--- Task instructions ---
Write the records out again exactly, leaving no images in.

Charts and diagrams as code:
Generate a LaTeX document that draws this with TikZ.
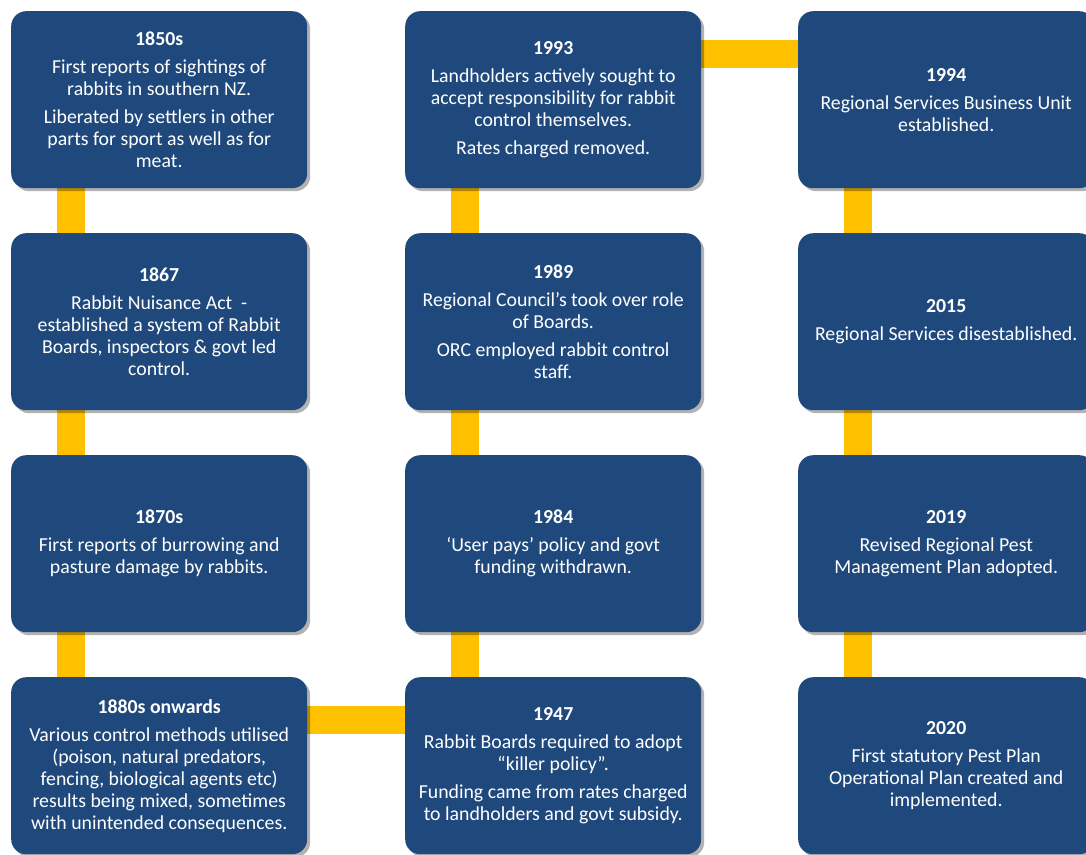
\documentclass[tikz,border=0pt]{standalone}
\usepackage{fontspec}
\setmainfont{Carlito}
\usepackage{xcolor}
\usepackage{tikz}
\usetikzlibrary{shadows,backgrounds}
\definecolor{navy}{HTML}{1F497D}
\definecolor{gold}{HTML}{FFC000}
\tikzset{
  card/.style={rectangle, rounded corners=15pt, fill=navy, text=white, anchor=north west,
    minimum width=296pt, minimum height=177pt, align=center, inner sep=4pt,
    font=\fontsize{19.8}{22}\selectfont,
    drop shadow={shadow xshift=3pt, shadow yshift=-3pt, fill=black, opacity=0.3}},
  link/.style={draw=gold, line width=28pt,
    preaction={draw=black, draw opacity=0.22, transform canvas={shift={(3pt,-3pt)}}}},
}

\begin{document}
\begin{tikzpicture}[x=1pt,y=1pt]
  \useasboundingbox (0,0) rectangle (1086,-854);
  % first column
  \node[card] (y1850) at (11,-11) {\textbf{1850s}\\[6pt] First reports of sightings of\\ rabbits in southern NZ.\\[6pt] Liberated by settlers in other\\ parts for sport as well as for\\ meat.};
  \node[card] (y1867) at (11,-233) {\textbf{1867}\\[6pt] Rabbit Nuisance Act~ -\\ established a system of Rabbit\\ Boards, inspectors \& govt led\\ control.};
  \node[card] (y1870) at (11,-455) {\textbf{1870s}\\[6pt] First reports of burrowing and\\ pasture damage by rabbits.};
  \node[card] (y1880) at (11,-677) {\textbf{1880s onwards}\\[6pt] Various control methods utilised\\ (poison, natural predators,\\ fencing, biological agents etc)\\ results being mixed, sometimes\\ with unintended consequences.};
  % second column
  \node[card] (y1947) at (405,-677) {\textbf{1947}\\[6pt] Rabbit Boards required to adopt\\ “killer policy”.\\[6pt] Funding came from rates charged\\ to landholders and govt subsidy.};
  \node[card] (y1984) at (405,-455) {\textbf{1984}\\[6pt] ‘User pays’ policy and govt\\ funding withdrawn.};
  \node[card] (y1989) at (405,-233) {\textbf{1989}\\[6pt] Regional Council’s took over role\\ of Boards.\\[6pt] ORC employed rabbit control\\ staff.};
  \node[card] (y1993) at (405,-11) {\textbf{1993}\\[6pt] Landholders actively sought to\\ accept responsibility for rabbit\\ control themselves.\\[6pt] Rates charged removed.};
  % third column
  \node[card] (y1994) at (798,-11) {\textbf{1994}\\[6pt] Regional Services Business Unit\\ established.};
  \node[card] (y2015) at (798,-233) {\textbf{2015}\\[6pt] Regional Services disestablished.};
  \node[card] (y2019) at (798,-455) {\textbf{2019}\\[6pt] Revised Regional Pest\\ Management Plan adopted.};
  \node[card] (y2020) at (798,-677) {\textbf{2020}\\[6pt] First statutory Pest Plan\\ Operational Plan created and\\ implemented.};

  \begin{scope}[on background layer]
    \draw[link] ([xshift=60pt]y1850.south west) -- ([xshift=60pt]y1867.north west);
    \draw[link] ([xshift=60pt]y1867.south west) -- ([xshift=60pt]y1870.north west);
    \draw[link] ([xshift=60pt]y1870.south west) -- ([xshift=60pt]y1880.north west);
    \draw[link] ([yshift=-43pt]y1880.north east) -- ([yshift=-43pt]y1947.north west);
    \draw[link] ([xshift=60pt]y1947.north west) -- ([xshift=60pt]y1984.south west);
    \draw[link] ([xshift=60pt]y1984.north west) -- ([xshift=60pt]y1989.south west);
    \draw[link] ([xshift=60pt]y1989.north west) -- ([xshift=60pt]y1993.south west);
    \draw[link] ([yshift=-43pt]y1993.north east) -- ([yshift=-43pt]y1994.north west);
    \draw[link] ([xshift=60pt]y1994.south west) -- ([xshift=60pt]y2015.north west);
    \draw[link] ([xshift=60pt]y2015.south west) -- ([xshift=60pt]y2019.north west);
    \draw[link] ([xshift=60pt]y2019.south west) -- ([xshift=60pt]y2020.north west);
  \end{scope}
\end{tikzpicture}
\end{document}
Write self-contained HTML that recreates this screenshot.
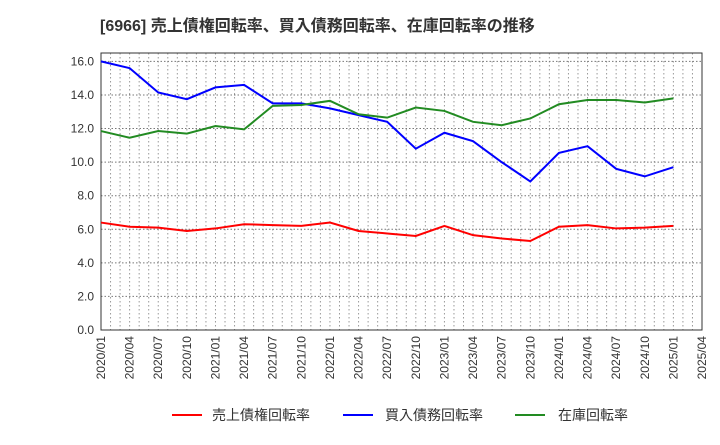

--- Result of the task ---
Generate a LaTeX document that draws this with TikZ.
\documentclass[tikz,border=0pt]{standalone}
\usepackage{fontspec}
\setmainfont{Carlito}
\usepackage{xcolor}
\usepackage{tikz}
\usetikzlibrary{shadows,backgrounds}
\definecolor{navy}{HTML}{1F497D}
\definecolor{gold}{HTML}{FFC000}
\tikzset{
  card/.style={rectangle, rounded corners=15pt, fill=navy, text=white, anchor=north west,
    minimum width=296pt, minimum height=177pt, align=center, inner sep=4pt,
    font=\fontsize{19.8}{22}\selectfont,
    drop shadow={shadow xshift=3pt, shadow yshift=-3pt, fill=black, opacity=0.3}},
  link/.style={draw=gold, line width=28pt,
    preaction={draw=black, draw opacity=0.22, transform canvas={shift={(3pt,-3pt)}}}},
}

\begin{document}
\begin{tikzpicture}[x=1pt,y=1pt]
  \useasboundingbox (0,0) rectangle (1086,-854);
  % first column
  \node[card] (y1850) at (11,-11) {\textbf{1850s}\\[6pt] First reports of sightings of\\ rabbits in southern NZ.\\[6pt] Liberated by settlers in other\\ parts for sport as well as for\\ meat.};
  \node[card] (y1867) at (11,-233) {\textbf{1867}\\[6pt] Rabbit Nuisance Act~ -\\ established a system of Rabbit\\ Boards, inspectors \& govt led\\ control.};
  \node[card] (y1870) at (11,-455) {\textbf{1870s}\\[6pt] First reports of burrowing and\\ pasture damage by rabbits.};
  \node[card] (y1880) at (11,-677) {\textbf{1880s onwards}\\[6pt] Various control methods utilised\\ (poison, natural predators,\\ fencing, biological agents etc)\\ results being mixed, sometimes\\ with unintended consequences.};
  % second column
  \node[card] (y1947) at (405,-677) {\textbf{1947}\\[6pt] Rabbit Boards required to adopt\\ “killer policy”.\\[6pt] Funding came from rates charged\\ to landholders and govt subsidy.};
  \node[card] (y1984) at (405,-455) {\textbf{1984}\\[6pt] ‘User pays’ policy and govt\\ funding withdrawn.};
  \node[card] (y1989) at (405,-233) {\textbf{1989}\\[6pt] Regional Council’s took over role\\ of Boards.\\[6pt] ORC employed rabbit control\\ staff.};
  \node[card] (y1993) at (405,-11) {\textbf{1993}\\[6pt] Landholders actively sought to\\ accept responsibility for rabbit\\ control themselves.\\[6pt] Rates charged removed.};
  % third column
  \node[card] (y1994) at (798,-11) {\textbf{1994}\\[6pt] Regional Services Business Unit\\ established.};
  \node[card] (y2015) at (798,-233) {\textbf{2015}\\[6pt] Regional Services disestablished.};
  \node[card] (y2019) at (798,-455) {\textbf{2019}\\[6pt] Revised Regional Pest\\ Management Plan adopted.};
  \node[card] (y2020) at (798,-677) {\textbf{2020}\\[6pt] First statutory Pest Plan\\ Operational Plan created and\\ implemented.};

  \begin{scope}[on background layer]
    \draw[link] ([xshift=60pt]y1850.south west) -- ([xshift=60pt]y1867.north west);
    \draw[link] ([xshift=60pt]y1867.south west) -- ([xshift=60pt]y1870.north west);
    \draw[link] ([xshift=60pt]y1870.south west) -- ([xshift=60pt]y1880.north west);
    \draw[link] ([yshift=-43pt]y1880.north east) -- ([yshift=-43pt]y1947.north west);
    \draw[link] ([xshift=60pt]y1947.north west) -- ([xshift=60pt]y1984.south west);
    \draw[link] ([xshift=60pt]y1984.north west) -- ([xshift=60pt]y1989.south west);
    \draw[link] ([xshift=60pt]y1989.north west) -- ([xshift=60pt]y1993.south west);
    \draw[link] ([yshift=-43pt]y1993.north east) -- ([yshift=-43pt]y1994.north west);
    \draw[link] ([xshift=60pt]y1994.south west) -- ([xshift=60pt]y2015.north west);
    \draw[link] ([xshift=60pt]y2015.south west) -- ([xshift=60pt]y2019.north west);
    \draw[link] ([xshift=60pt]y2019.south west) -- ([xshift=60pt]y2020.north west);
  \end{scope}
\end{tikzpicture}
\end{document}
Write self-contained HTML that recreates this screenshot.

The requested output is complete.